In accordance with GAAP, the Company determined that it was the primary beneficiary of a residential mortgage loan securitization trust considering its role as servicer and its retained subordinated interests in the trust. As a result, the Company has included the one-to-four family residential mortgage loans that were included in the trust in its consolidated financial statements. At September 30, 2013 and December 31, 2012, the carrying values of the loans in the securitization trust were $126 million and $151 million, respectively. The outstanding principal amount of mortgage-backed securities issued by the qualified special purpose trust that was held by parties unrelated to M&T at September 30, 2013 and December 31, 2012 was $19 million and $23 million, respectively. Because the transaction was non-recourse, the Company’s maximum exposure to loss as a result of its association with the trust at September 30, 2013 is limited to realizing the carrying value of the loans less the amount of the mortgage-backed securities held by the third parties.

As described in note 5, M&T has issued junior subordinated debentures payable to various trusts that have issued Capital Securities. M&T owns the common securities of those trust entities. The Company is not considered to be the primary beneficiary of those entities and, accordingly, the trusts are not included in the Company’s consolidated financial statements. At September 30, 2013 and December 31, 2012, the Company included the junior subordinated debentures as “long-term borrowings” in its consolidated balance sheet. The Company has recognized $34 million in other assets for its “investment” in the common securities of the trusts that will be concomitantly repaid to M&T by the respective trust from the proceeds of M&T’s repayment of the junior subordinated debentures associated with preferred capital securities described in note 5.

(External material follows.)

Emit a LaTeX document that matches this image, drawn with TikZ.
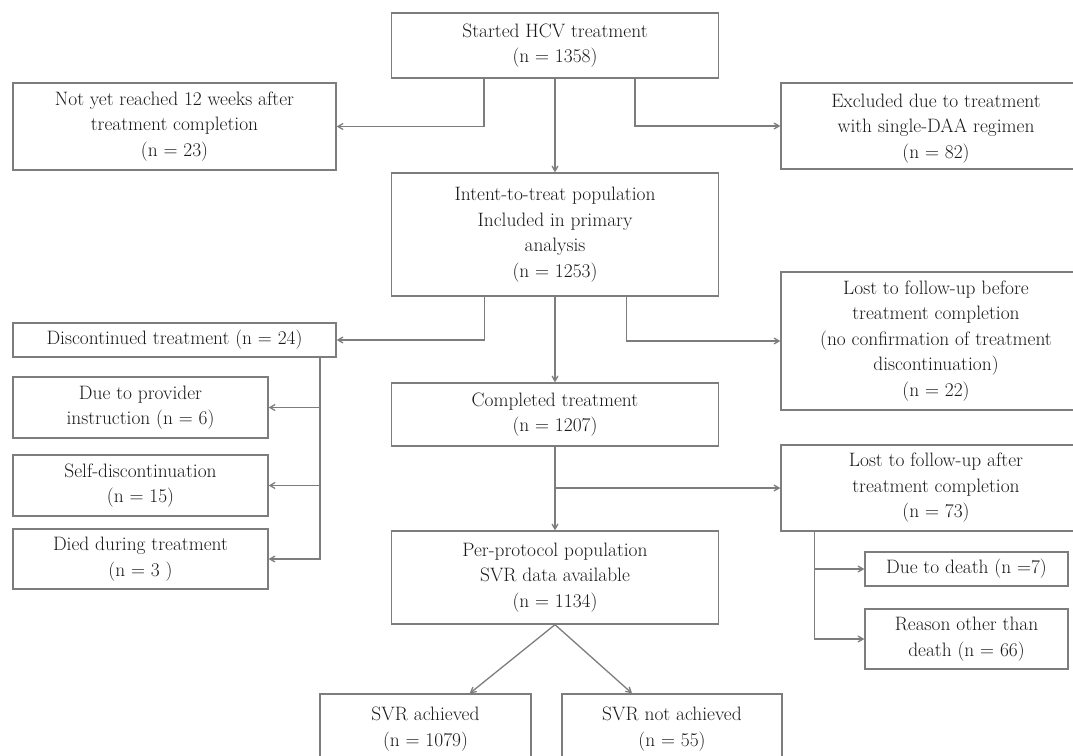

The Company has invested as a limited partner in various partnerships that collectively had total assets of approximately $1.4 billion and $1.5 billion at September 30, 2013 and December 31, 2012, respectively. Those partnerships generally construct or acquire properties for which the investing partners are eligible to receive certain federal income tax credits in accordance with government guidelines. Such investments may also provide tax deductible losses to the partners. The partnership investments also assist the Company in achieving its community reinvestment initiatives. As a limited partner, there is no recourse to the Company by creditors of the partnerships. However, the tax credits that result from the Company’s investments in such partnerships are generally subject to recapture should a partnership fail to comply with the respective government regulations. The Company’s maximum exposure to loss of its investments in such partnerships was $250 million, including $57 million of unfunded commitments, at September 30, 2013 and $270 million, including $71 million of unfunded commitments, at December 31, 2012. The Company has not provided financial or other support to the partnerships that was not contractually required. Management currently estimates that no material losses are probable as a result of the Company’s involvement with such entities. The Company, in its position as limited partner, does not direct the activities that most significantly impact the economic performance of the partnerships and, therefore, in accordance with the accounting provisions for variable interest entities, the partnership entities are not included in the Company’s consolidated financial statements.